Scott Sanders, creative head of global entertainment, puts it this way: “No other company besides Westfield is even attempting to do anything quite so dynamic as saying, ‘We’re going to turn our centres into real, genuine entertainment destinations and venues.’ Not only is it a new frontier, and not only is Westfield first, but I think it is the only shopping enterprise that’s really thinking about a full 360-degree experience for our customers that includes entertainment in a major way.”

Sanders should know. His company was bought by Westfield, and he is a Grammy-winning theatre producer. As a result, the approach is no-nonsense: John Legend was hired to launch the World Trade Center back in August last year.
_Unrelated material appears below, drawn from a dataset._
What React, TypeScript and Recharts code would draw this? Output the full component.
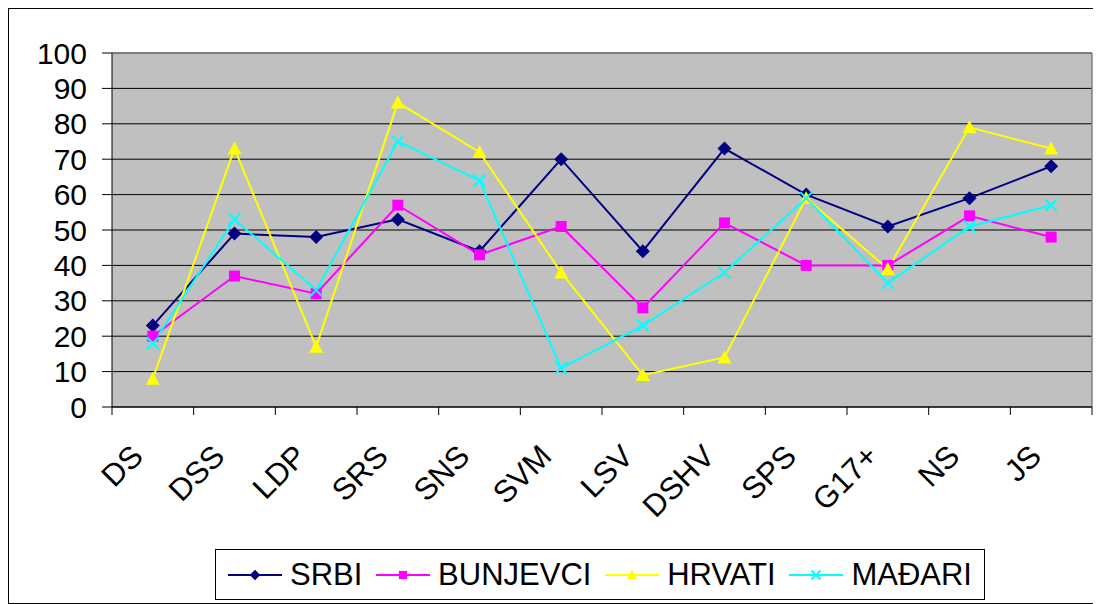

And the company took home three gold medals at the ICSC Maxi Awards, the global equivalent of the SACSC’s Footprints, this year. The three awards were for the grand opening/relaunch of Westfield World Trade Center, the Kylie Jenner “Kylie Cosmetics” pop-up at Westfield Topanga, and the best digital/social campaign for the Westfield Holiday Hub programme. The three key elements of the winning campaigns? The trinity: entertainment, technology, tenants.

A frequent Westfield shopper and social media influencer lauded the group for their innovation: “New restaurants and a real focus on wellbeing and health; there are ballet and yoga classes on offer, and a concierge service… it makes it easy to come with your family and to get everything done at the same time.”